» Provided data
begin
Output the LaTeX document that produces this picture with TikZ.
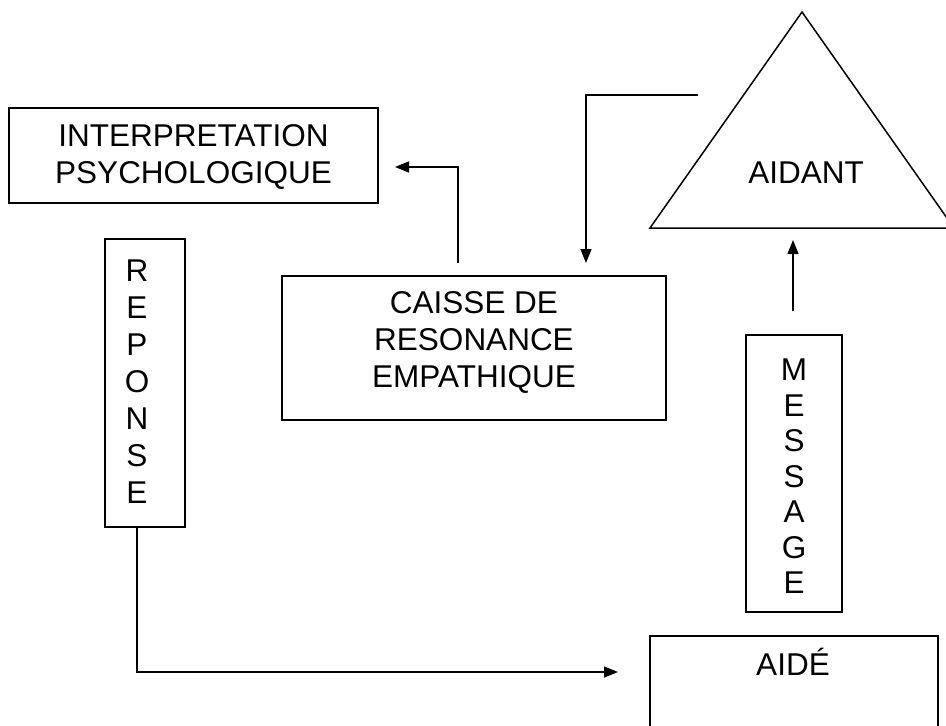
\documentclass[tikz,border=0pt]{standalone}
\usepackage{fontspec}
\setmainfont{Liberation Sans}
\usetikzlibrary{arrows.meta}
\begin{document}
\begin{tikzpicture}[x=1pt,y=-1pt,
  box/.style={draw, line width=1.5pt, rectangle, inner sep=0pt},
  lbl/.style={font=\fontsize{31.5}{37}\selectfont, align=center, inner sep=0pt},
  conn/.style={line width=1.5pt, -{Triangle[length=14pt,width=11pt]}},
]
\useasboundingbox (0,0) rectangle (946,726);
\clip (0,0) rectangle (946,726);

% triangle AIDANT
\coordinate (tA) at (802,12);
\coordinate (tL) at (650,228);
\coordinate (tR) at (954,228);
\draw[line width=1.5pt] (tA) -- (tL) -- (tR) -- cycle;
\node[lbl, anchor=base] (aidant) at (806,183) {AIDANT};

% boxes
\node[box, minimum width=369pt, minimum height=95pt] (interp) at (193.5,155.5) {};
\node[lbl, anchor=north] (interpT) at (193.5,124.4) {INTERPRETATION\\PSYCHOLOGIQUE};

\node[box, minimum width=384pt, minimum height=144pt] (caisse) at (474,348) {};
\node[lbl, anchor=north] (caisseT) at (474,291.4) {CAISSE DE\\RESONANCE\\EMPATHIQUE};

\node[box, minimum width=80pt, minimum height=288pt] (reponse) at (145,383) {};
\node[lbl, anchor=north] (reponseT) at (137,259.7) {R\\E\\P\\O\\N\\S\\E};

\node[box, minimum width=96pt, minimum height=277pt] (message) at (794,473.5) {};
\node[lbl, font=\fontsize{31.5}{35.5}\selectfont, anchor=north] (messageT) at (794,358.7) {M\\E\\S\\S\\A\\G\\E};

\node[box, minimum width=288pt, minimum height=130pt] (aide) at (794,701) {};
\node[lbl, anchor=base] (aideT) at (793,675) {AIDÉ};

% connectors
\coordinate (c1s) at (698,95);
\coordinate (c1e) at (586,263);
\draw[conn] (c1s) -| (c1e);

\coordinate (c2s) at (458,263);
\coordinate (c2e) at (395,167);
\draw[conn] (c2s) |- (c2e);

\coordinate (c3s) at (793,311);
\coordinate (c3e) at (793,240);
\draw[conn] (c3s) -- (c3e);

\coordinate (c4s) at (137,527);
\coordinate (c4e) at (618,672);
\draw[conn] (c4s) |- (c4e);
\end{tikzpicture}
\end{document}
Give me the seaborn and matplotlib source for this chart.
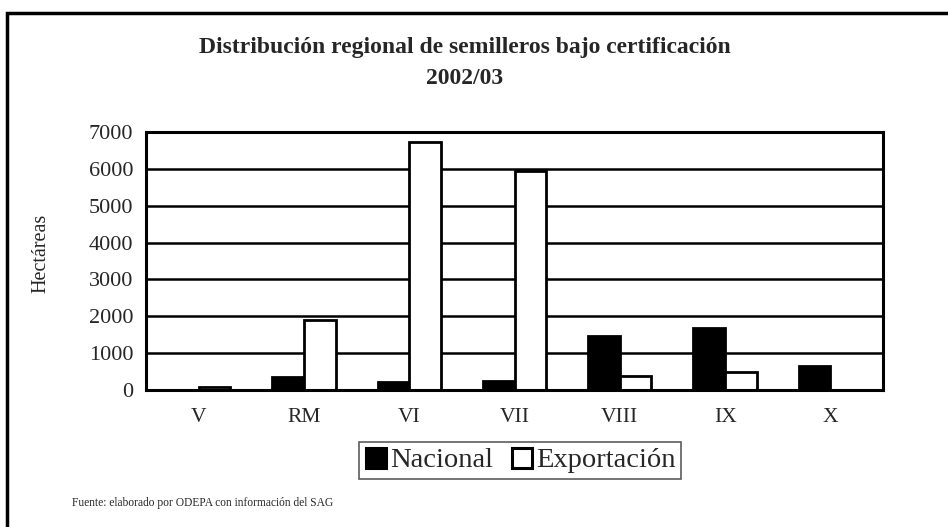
end
» Requirements
Which lines above contain the word "this"? Copy each of them.

» Finished answer
Output the LaTeX document that produces this picture with TikZ.
Give me the seaborn and matplotlib source for this chart.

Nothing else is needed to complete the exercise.